Hoff H362 was a soft, easy doing son of Rennylea Edmund and from the high performing dam, Irelands Vicky Z15, which had produced sons to $16,000 and $20,000.
Greg Hughes said Hoff H362 was perfectly suited to their coastal environment, added extra punch for them as an outcross sire with the Edmund background, and he loved the maternal lines going back to the Vicky family.
Hoff recorded figures of +3.5 for birth weight, +104 for 600-day growth, positive for rib and rump, +4.7 for eye muscle area (EMA) and +3.7 intramuscular fat (IMF).
Landmark agent Peter Godbolt, Albury, secured Irelands Hidden H446, a stylish young 18-month-old calf by Raff Dynamite for $10,000 for Quaterway Angus stud, Scottsdale, Tasmania.
Hidden H446 was marked as a potential stud sire, also being from the Irelands Eclypta family, and having a solid spread of figures to +111 for 600-day growth, +3.9 EMA and +1.7 IMF, with a +5.3 birth weight.
David Hurley and his daughter Diana, Hurley Family Partnership, Dargo, Vic, bought the $9000 two-year-old son of Irelands Eldorado, Irelands Hamster H95, to run with the several other Irelands bulls they had bought during the past few years.
The Hurleys were part of the mountain calf contingent that came to the sale, which resulted in all five buyers from the high country taking home at least one new sire.
Louis and Sharon Pendergast, "Delvin Downs", Benambra, Vic, run one of the biggest weaner calf selling operations in the high country, selling 500 Angus and 500 Hereford calves a year at the mountain calf sales.
They bought four commercial bulls averaging $3313.
Mr Pendergast said he was looking to go to a 75 per cent Angus and 25pc Hereford split in his herd, after his Angus weaners made to $700 at the recent sales.
"I was chasing bulls with a fair bit of frame and bulls that will grow into a bull with size and good top lines," he said.
John Ross, trading as CJ Pendergast and Company, Omeo Station, Benambra, is following suit with his 800-cow herd, aiming to push his herd to 75pc Angus using Irelands bulls.

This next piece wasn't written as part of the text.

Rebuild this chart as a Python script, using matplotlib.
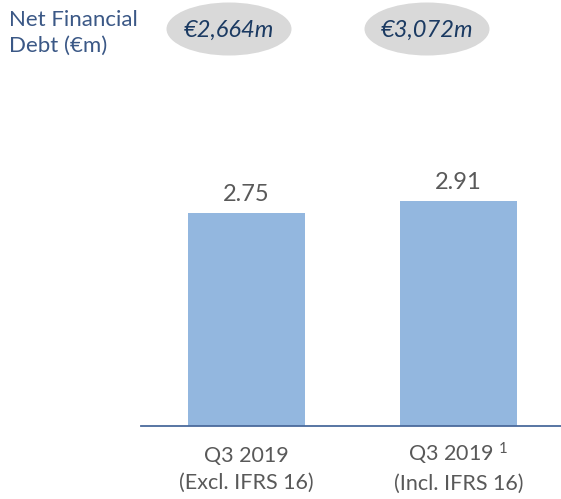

Mr Ross said the Irelands bulls put enormous top lines on his cattle, and the frame and mature bull size were the reasons he purchased two bulls.
Earlier that day the Ireland family ran a 400-head commercial Angus female sale, including females from their commercial operation, and females from their clients.
The 400 commercial females drew sporadic competition as buyers continued to look to the skies for rain, but the top lines of three- to six-year-old pregnancy-tested-in-calf (PTIC) Angus cows joined to Irelands bulls topped the sale at $1160.
Angus Ward, "Ulladulla", Holbrook, with his agent Tim Wright, Elders Holbrook, set to work buying a large percentage of the draft securing 114 mixed age PTIC females to a top of $990.
Mr Ward runs 800 cows, producing steers for the feedlots and has recently sold some cast-for-age cows and was looking to replenish numbers with some high quality young, productive females.
K.J. and G.J. Connley, Omeo, paid to $6000 for two bulls averaging $4500; Mitchell Investments, Oaks, Tasmania, bought two bulls for $7500 and $5500; while Mount Hugel Partnership, "Burnside", Grahamstown, averaged three at $3333, and Glengarry Pastoral, "Glengarry", Sandigo, bought two at $7000.
Rounding out the sale, Richard Wilton, "Nioka", Holbrook, bought three bulls for $3417 after securing a pen of commercial Angus females earlier that day in the commercial sale.
Elders and Landmark conducted the sale with Joe Wilks and Kevin Norris as the auctioneers.